I never signed up to be a professional runner thinking this was going to be my career someday. Or, that I’ll become “famous” or “recognized” because of my accomplishments or results. Running has always been about becoming a better version of myself. Personal growth has always been the main goal. Going places, quite literally, was always the perk. Running, putting one foot in front of the other, was my vehicle to see the world.

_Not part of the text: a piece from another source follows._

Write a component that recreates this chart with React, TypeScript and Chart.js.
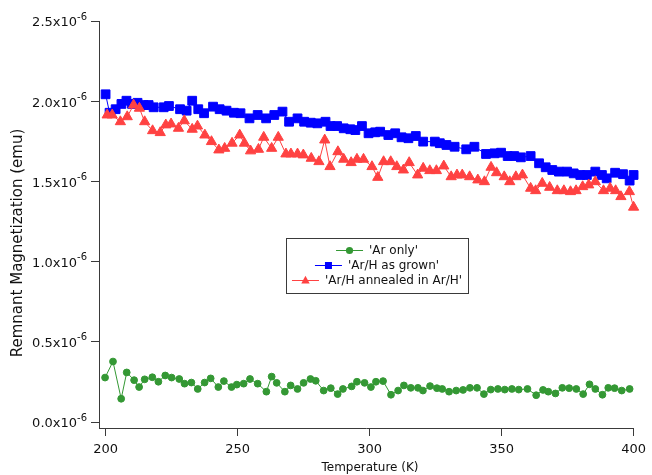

It started small, traveling on foot at the perfect pace and learning about the neighborhoods around my middle school or high school. I’ll always remember the first long run with a group where we explored the coastline around San Diego: Torrey Pines, past Cardiff, into San Elijo, and how we wanted to go just a touch longer that day because we had heard so much about Swami’s Beach, and oh if we could only dip our toes in the water there. It has evolved; I’ve run on an indoor track in Doha, Qatar. I pounded the cobblestone on the roads in Berlin. I gritted through 10,000 meters (25 laps on the outdoor track) in Yokohama, Japan, enduring a chilly 38-degree evening with torrential downpour—it was miserable, but boy was it memorable. Adventure and running go hand in hand for me. The sport may change, the business may change, I may change, but running will always be my favorite way to experience a new place.
In the midst of my slump I remind myself that there is still a sense of purpose. It has become even more personal than ever, but there is still more for me to see, still more to do, and I still have more to give. When I recently celebrated my 34th birthday with a small group of friends, we got to chatting about what was on our bucket lists and how we planned to keep checking things off. The oldest gentleman in the conversation interjected, “Bucket list!? Are you kidding me? At your age, you need to replace that B with an F. You have so much time. Get after it!” I loved it. Running will be the ticket, and that’s what I’ll do and get it while I can.
So, “rise and grind,” they’ll say. And to that, “rise and find,” I’ll say. Maybe there will be no magic found; maybe flirting with this madness is how I thrive, but no easy job could ever make me feel this way.